From: martin k. <blu...@gm...> - 2009-04-28 17:46:58
|
Thank you, Roland, for the prompt reply. 'R200_DEBUG=fall' did not reveal any sw fallbacks, so my inital assumption of a potential TCL such occuring appears to be wrong. On the other hand, 'R200_DEBUG=all' showed something interesting. For a sequence of identical STATIC_DRAW-kind VBO-carried draws, of the form: for (unsigned i = 0; i < draw_iterations; i++) glDrawElements(GL_TRIANGLES, num_indices, GL_UNSIGNED_SHORT, 0); where the vertex/index buffers have been created as: glGenBuffersARB(2, vboId); glBindBufferARB(GL_ARRAY_BUFFER_ARB, vboId[0]); glBufferDataARB(GL_ARRAY_BUFFER_ARB, vert_arr_size, vert_arr, GL_STATIC_DRAW_ARB); glBindBufferARB(GL_ELEMENT_ARRAY_BUFFER_ARB, vboId[1]); glBufferDataARB(GL_ELEMENT_ARRAY_BUFFER_ARB, idx_arr_size, idx_arr, GL_STATIC_DRAW_ARB); glVertexPointer(3, GL_FLOAT, sizeof_vertex, offs_pos); glNormalPointer( GL_FLOAT, sizeof_vertex, offs_nrm); glEnableClientState(GL_VERTEX_ARRAY); glEnableClientState(GL_NORMAL_ARRAY); 'R200_DEBUG=all' reports that the number of r200AllocDmaRegion() invocations scales with the value of draw_iterations from the draw snippet. Now, given that we are dealing with a single, supposedly static vertex buffer here, i find this number-of-draws-proportial DMA handling quite curious. What am i missing? Best regards, martin ps: since you mentioned the possibility of potential unpotimized paths in the DRI edge: the performance issues i've been referring to are strictly TCL-related.
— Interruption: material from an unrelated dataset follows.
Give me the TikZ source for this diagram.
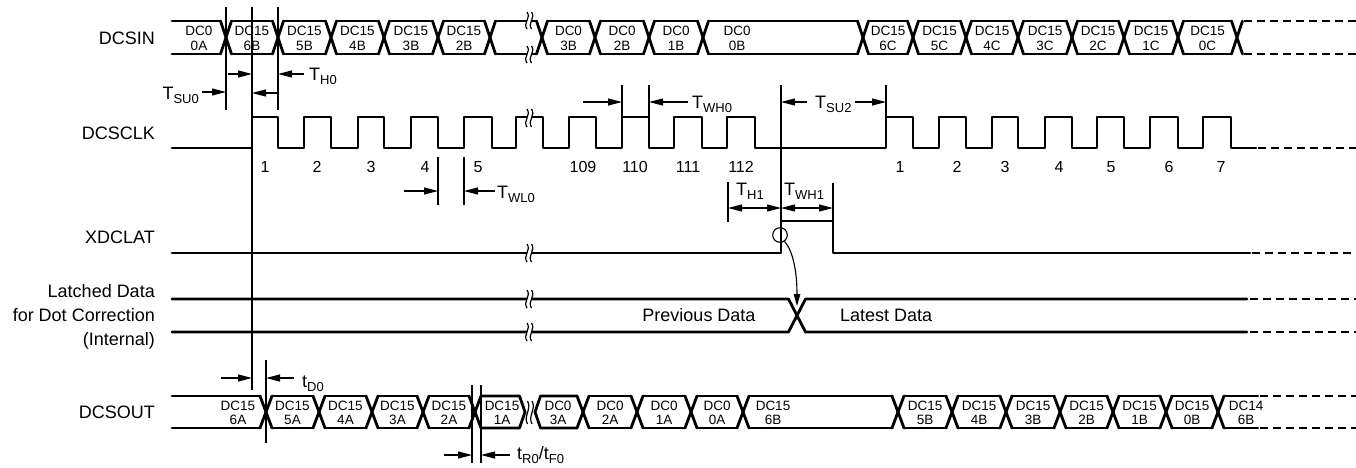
\documentclass[tikz,border=0pt]{standalone}
\usepackage{fontspec}
\setmainfont{Liberation Sans}
\usetikzlibrary{arrows.meta}
\newcommand\Tlab[2]{#1{\fontsize{13}{13}\selectfont\raisebox{-4.5pt}{#2}}}
\newcommand\wig[3]{\draw[brk] ({#1},{#2}) .. controls ({#1+4.5},{#2+(#3-#2)*0.35}) and ({#1-4.5},{#2+(#3-#2)*0.65}) .. ({#1},{#3});}
\newcommand\brkpair[3]{\wig{#1}{#2}{#3}\wig{#1+4.5}{#2}{#3}}
\begin{document}
\begin{tikzpicture}[x=1pt,y=-1pt,
  sig/.style={line width=2.8pt, line cap=round, line join=round},
  dsig/.style={line width=2.8pt, dash pattern=on 8pt off 5pt},
  tline/.style={line width=1.1pt},
  brk/.style={line width=1.2pt},
  arr/.style={-{Triangle[length=14pt,width=7pt]}},
  darr/.style={{Triangle[length=14pt,width=7pt]}-{Triangle[length=14pt,width=7pt]}},
  lab/.style={font=\fontsize{18}{18}\selectfont, inner sep=0pt},
  bus/.style={font=\fontsize{13.5}{14.5}\selectfont, align=center, inner sep=0pt},
  num/.style={font=\fontsize{16}{16}\selectfont, inner sep=0pt, anchor=base},
]
\useasboundingbox (0,0) rectangle (1356,467);

% ---------- signal names
\node[lab, anchor=base east] (nIn) at (155,44) {DCSIN};
\node[lab, anchor=base east] (nClk) at (155,139) {DCSCLK};
\node[lab, anchor=base east] (nLat) at (155,243) {XDCLAT};
\node[lab, anchor=base east] (nLd1) at (155,297) {Latched Data};
\node[lab, anchor=base east] (nLd2) at (155,321) {for Dot Correction};
\node[lab, anchor=base east] (nLd3) at (155,345) {(Internal)};
\node[lab, anchor=base east] (nOut) at (155,418) {DCSOUT};

% ---------- DCSIN bus
\foreach \c in {226,278,331,384,438,490,542,595,649,703,863,913,966,1018,1072,1124,1178,1237}{
  \draw[sig] ({\c-5.5},21) -- ({\c+5.5},54);
  \draw[sig] ({\c-5.5},54) -- ({\c+5.5},21);
}
\draw[sig] (172,21) -- (220.5,21);
\draw[sig] (172,54) -- (220.5,54);
\foreach \a/\b in {226/278,278/331,331/384,384/438,438/490,490/542,542/595,595/649,649/703,703/863,863/913,913/966,966/1018,1018/1072,1072/1124,1124/1178,1178/1237}{
  \draw[sig] ({\a+5.5},21) -- ({\b-5.5},21);
  \draw[sig] ({\a+5.5},54) -- ({\b-5.5},54);
}
\draw[dsig] (1244,21) -- (1356,21);
\draw[dsig] (1244,54) -- (1356,54);
\fill[white] (526.5,15) rectangle (532,27);
\fill[white] (526.5,48) rectangle (532,60);
\brkpair{527}{12}{29}
\brkpair{527}{46}{63}
\foreach \x/\pa/\pb [count=\i] in {199/DC0/0A,252/DC15/6B,304.5/DC15/5B,357.5/DC15/4B,411/DC15/3B,464/DC15/2B,568.5/DC0/3B,622/DC0/2B,676/DC0/1B,737/DC0/0B,888/DC15/6C,939.5/DC15/5C,992/DC15/4C,1045/DC15/3C,1098/DC15/2C,1151/DC15/1C,1207.5/DC15/0C}
  \node[bus] (in\i) at (\x,38.5) {\pa\\\pb};

% ---------- DCSCLK
\draw[sig] (172,148) foreach \r/\f in {252/278,304/331,358/384,411/438,464/492,516/543,569/596,622/649,674/702,727/755,886/913,939/966,992/1018,1045/1072,1097/1124,1150/1178,1203/1231} { -- (\r,148) -- (\r,117) -- (\f,117) -- (\f,148) } -- (1256,148);
\draw[dsig] (1258,148) -- (1356,148);
\fill[white] (526.5,111) rectangle (532,123);
\brkpair{527}{109}{127}
\foreach \x/\n [count=\i] in {265/1,317/2,371/3,425/4,478/5,583/109,635/110,688/111,741/112,900/1,957/2,1005/3,1059/4,1111/5,1169/6,1221/7}
  \node[num] (num\i) at (\x,172) {\n};

% ---------- XDCLAT
\draw[sig] (172,253) -- (781,253) -- (781,221) -- (833,221) -- (833,253) -- (1250,253);
\draw[dsig] (1252,253) -- (1356,253);
\fill[white] (526.5,247) rectangle (532,259);
\brkpair{527}{244}{262}

% ---------- Latched data
\draw[sig] (172,299) -- (788.5,299) -- (805.5,332) -- (1247,332);
\draw[sig] (172,332) -- (788.5,332) -- (805.5,299) -- (1247,299);
\draw[dsig] (1250,299) -- (1356,299);
\draw[dsig] (1250,332) -- (1356,332);
\fill[white] (526.5,293) rectangle (532,305);
\fill[white] (526.5,326) rectangle (532,338);
\brkpair{527}{290}{308}
\brkpair{527}{323}{341}
\node[lab, anchor=base] (prev) at (699,321) {Previous Data};
\node[lab, anchor=base west] (late) at (840,321) {Latest Data};

% ---------- DCSOUT bus
\foreach \c in {266,319,372,423,475,583,637,691,743,898,952,1006,1060,1113,1166,1218}{
  \draw[sig] ({\c-6},396) -- ({\c+6},428);
  \draw[sig] ({\c-6},428) -- ({\c+6},396);
}
\draw[sig] (172,396) -- (260,396);
\draw[sig] (172,428) -- (260,428);
\foreach \a/\b in {266/319,319/372,372/423,423/475,583/637,637/691,691/743,743/898,898/952,952/1006,1006/1060,1060/1113,1113/1166,1166/1218}{
  \draw[sig] ({\a+6},396) -- ({\b-6},396);
  \draw[sig] ({\a+6},428) -- ({\b-6},428);
}
\draw[sig] (481,396) -- (519.5,396) -- (525,412) -- (519.5,428) -- (481,428);
\draw[sig] (577,396) -- (540.5,396) -- (535,412) -- (540.5,428) -- (577,428);
\brkpair{527.5}{401}{424}
\draw[sig] (1224,396) -- (1258,396);
\draw[sig] (1224,428) -- (1258,428);
\draw[dsig] (1260,396) -- (1356,396);
\draw[dsig] (1260,428) -- (1356,428);
\foreach \x/\pa/\pb [count=\i] in {238/DC15/6A,292.5/DC15/5A,345.5/DC15/4A,397.5/DC15/3A,449/DC15/2A,502/DC15/1A,558/DC0/3A,610/DC0/2A,664/DC0/1A,717/DC0/0A,773/DC15/6B,925/DC15/5B,979/DC15/4B,1033/DC15/3B,1086.5/DC15/2B,1139.5/DC15/1B,1192/DC15/0B,1246/DC14/6B}
  \node[bus] (out\i) at (\x,413) {\pa\\\pb};

% ---------- guide lines
\draw[tline] (226,7) -- (226,110);
\draw[tline] (252,7) -- (252,390);
\draw[tline] (278,7) -- (278,110);
\draw[tline] (438,157) -- (438,205);
\draw[tline] (464,157) -- (464,205);
\draw[tline] (622,85) -- (622,117);
\draw[tline] (649,85) -- (649,117);
\draw[tline] (781,85) -- (781,221);
\draw[tline] (886,85) -- (886,117);
\draw[tline] (728,182) -- (728,222);
\draw[tline] (833,183) -- (833,221);
\draw[tline] (266,360) -- (266,443);
\draw[tline] (472,385) -- (472,463);
\draw[tline] (481,385) -- (481,463);

% ---------- timing arrows and labels
\coordinate (su0a) at (202,92);   \coordinate (su0b) at (226,92);
\draw[tline,arr] (su0a) -- (su0b);
\node[lab, anchor=base east] (tsu0) at (199,99) {\Tlab{T}{SU0}};
\coordinate (h0a) at (228,74);    \coordinate (h0b) at (252,74);
\draw[tline,arr] (h0a) -- (h0b);
\coordinate (h0c) at (277,93);    \coordinate (h0d) at (252,93);
\draw[tline,arr] (h0c) -- (h0d);
\coordinate (h0e) at (304,74);    \coordinate (h0f) at (278,74);
\draw[tline,arr] (h0e) -- (h0f);
\node[lab, anchor=base west] (th0) at (309,80) {\Tlab{T}{H0}};

\coordinate (wl0a) at (404,191);  \coordinate (wl0b) at (438,191);
\draw[tline,arr] (wl0a) -- (wl0b);
\coordinate (wl0c) at (495,191);  \coordinate (wl0d) at (464,191);
\draw[tline,arr] (wl0c) -- (wl0d);
\node[lab, anchor=base west] (twl0) at (497,198) {\Tlab{T}{WL0}};

\coordinate (wh0a) at (583,102);  \coordinate (wh0b) at (622,102);
\draw[tline,arr] (wh0a) -- (wh0b);
\coordinate (wh0c) at (688,102);  \coordinate (wh0d) at (649,102);
\draw[tline,arr] (wh0c) -- (wh0d);
\node[lab, anchor=base west] (twh0) at (692,108) {\Tlab{T}{WH0}};

\coordinate (su2a) at (807,102);  \coordinate (su2b) at (781,102);
\draw[tline,arr] (su2a) -- (su2b);
\node[lab, anchor=base west] (tsu2) at (815,108) {\Tlab{T}{SU2}};
\coordinate (su2c) at (855,102);  \coordinate (su2d) at (886,102);
\draw[tline,arr] (su2c) -- (su2d);

\coordinate (h1a) at (728,208);   \coordinate (h1b) at (781,208);
\draw[tline,darr] (h1a) -- (h1b);
\node[lab, anchor=base west] (th1) at (736,195) {\Tlab{T}{H1}};
\coordinate (wh1b) at (833,208);
\draw[tline,darr] (h1b) -- (wh1b);
\node[lab, anchor=base west] (twh1) at (784,195) {\Tlab{T}{WH1}};

\coordinate (d0a) at (221,378);   \coordinate (d0b) at (252,378);
\draw[tline,arr] (d0a) -- (d0b);
\coordinate (d0c) at (294,378);   \coordinate (d0d) at (266,378);
\draw[tline,arr] (d0c) -- (d0d);
\node[lab, anchor=base west] (td0) at (302,387) {\Tlab{t}{D0}};

\coordinate (r0a) at (444,455);   \coordinate (r0b) at (472,455);
\draw[tline,arr] (r0a) -- (r0b);
\coordinate (r0c) at (510,455);   \coordinate (r0d) at (481,455);
\draw[tline,arr] (r0c) -- (r0d);
\node[lab, anchor=base west] (tr0) at (517,459) {\Tlab{t}{R0}/\Tlab{t}{F0}};

% ---------- latch event
\node[circle, draw, tline, minimum size=14.6pt, inner sep=0pt] (latch) at (780,235) {};
\coordinate (xl) at (797,306);
\draw[tline, -{Triangle[length=12pt,width=6.5pt]}] (latch.-55) .. controls (794,252) and (797,275) .. (xl);
\end{tikzpicture}
\end{document}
In all other aspects this DRI edge performs up to the hw specs. On Mon, Apr 27, 2009 at 12:58 PM, Roland Scheidegger <sr...@vm...> wrote: > I'm not aware of any problems with hw TCL or ARB_vp on any r200 chip > (and it shouldn't matter if pci or agp for this). You can use > R200_DEBUG=fall env var to see if the code hits any fallbacks. > Note that there are however cases the code is not optimized for and > might get excessively slow (like doing CopyTexImage which isn't hardware > accelerated). > > Roland > |